Other issues affecting the markets at present are the continuing trade wars and President Trump looking to ‘Put America First’ at all costs. This is creating worries about the global growth outlook and has had a detrimental effect on Emerging Market economies during 2018.
These issues are not new and have been somewhat masked by the positive economic growth achieved in the US. Earnings drive up share process and because of Trump’s tax cuts the ‘earnings per share’ has been rising. It is quite likely that the earning growth in the US is not sustainable and there could be monetary issues in the next 2/3 years and as investors look forward into 2019 they are becoming more pessimistic.
UK and Brexit
In the UK it is looking more and more likely that the Brexit negotiations will conclude with a relatively “soft” Brexit. But, as current media headlines show, there are still several compromises that need to be made on both sides to seal the deal.
If the outcome is a relatively soft Brexit, there are likely to be significant implications for the UK economy and markets going into 2019 / 2020. It is likely that sterling will rise, which would bring down UK inflation and help lift consumer and business spending.
We may then see a different expectation for UK interest rates.
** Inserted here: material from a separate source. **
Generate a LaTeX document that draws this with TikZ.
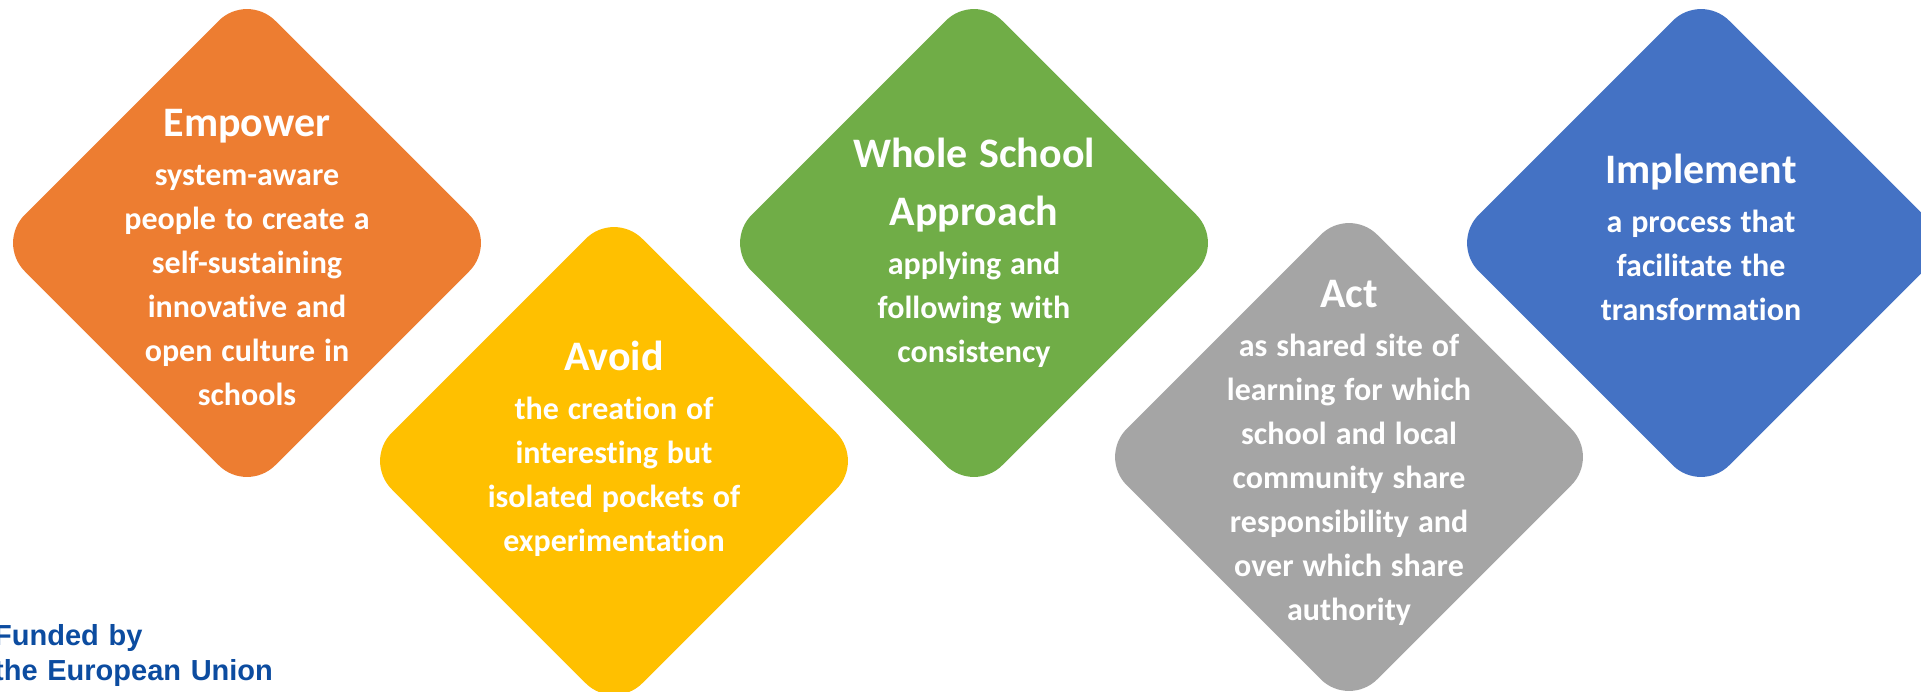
\documentclass[tikz,border=0pt]{standalone}
\usepackage{fontspec}
\setmainfont{Carlito}[Ligatures=NoCommon]
\newfontfamily\eufont{Liberation Sans}
\usetikzlibrary{shapes.geometric}
\definecolor{cOrange}{HTML}{ED7D31}
\definecolor{cYellow}{HTML}{FFC000}
\definecolor{cGreen}{HTML}{70AD47}
\definecolor{cGray}{HTML}{A5A5A5}
\definecolor{cBlue}{HTML}{4472C4}
\definecolor{euBlue}{RGB}{12,76,160}
\newcommand\ttl{\fontsize{42}{58}\selectfont\spaceskip=0.28em\relax}
\newcommand\bdy{\fontsize{32}{44}\selectfont\spaceskip=0.28em\relax\vspace*{5pt}}
\begin{document}
\begin{tikzpicture}[x=1pt,y=-1pt,
  dia/.style={shape=diamond, aspect=1, minimum width=501pt, minimum height=501pt,
    inner sep=0pt, outer sep=0pt, rounded corners=40pt, draw=none},
  lbl/.style={text=white, font=\bfseries, text width=440pt, align=center,
    anchor=base, inner sep=0pt},
  eu/.style={text=euBlue, font=\eufont\bfseries\fontsize{29}{35}\selectfont,
    text width=400pt, align=left, anchor=base west, inner sep=0pt}]
\useasboundingbox (0,0) rectangle (1921,691);
\clip (0,0) rectangle (1921,691);
\fill[white] (0,0) rectangle (1921,691);
\node[dia, fill=cOrange] (d1) at (247,243) {};
\node[dia, fill=cYellow] (d2) at (614,461) {};
\node[dia, fill=cGreen]  (d3) at (974,243) {};
\node[dia, fill=cGray]   (d4) at (1349,457) {};
\node[dia, fill=cBlue]   (d5) at (1701,243) {};
\node[lbl] (t1) at (247,136) {\ttl Empower\par\bdy system-aware\\people to create a\\self-sustaining\\innovative and\\open culture in\\schools\par};
\node[lbl] (t2) at (614,370) {\ttl Avoid\par\bdy the creation of\\interesting but\\isolated pockets of\\experimentation\par};
\node[lbl] (t3) at (974,167) {\ttl Whole School\\Approach\par\bdy applying and\\following with\\consistency\par};
\node[lbl] (t4) at (1349,307) {\ttl Act\par\bdy as shared site of\\learning for which\\school and local\\community share\\responsibility and\\over which share\\authority\par};
\node[lbl] (t5) at (1701,183) {\ttl Implement\par\bdy a process that\\facilitate the\\transformation\par};
\node[eu] (eu) at (-6,645) {Funded by\\the European Union};
\end{tikzpicture}
\end{document}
Before the referendum in 2016, the Bank of England (BoE) was expected to be the first central bank to start increasing interest rates back to a more “normal” position. This was due to unemployment being low and the economic recovery well underway.
Post Brexit, unemployment is now lower and therefore it would seem likely that the BoE would need to raise interest rates at a faster pace than the 0.25% per year that is currently priced.
The key with stock market volatility is not to over-react. Share prices will fall and rise and it’s important not to be ‘out of the market’ at the wrong time as this can be costly to your overall capital values.
However, we believe investors should remain focused on the medium to long term, investing over ‘time’, rather than trying to ‘time the market’. Active management remains important and generally volatility can be partially mitigated by diversifying investments across a broad range of asset classes that include equities, commercial property, fixed interest securities (bonds) and cash to spread risk even further. We will always look to ensure that you have investment portfolios that reflect your requirements, tailoring them to your attitude to risk and capacity for loss, whilst considering what the impact the current stage in the economic cycle has on your exposure to various assets.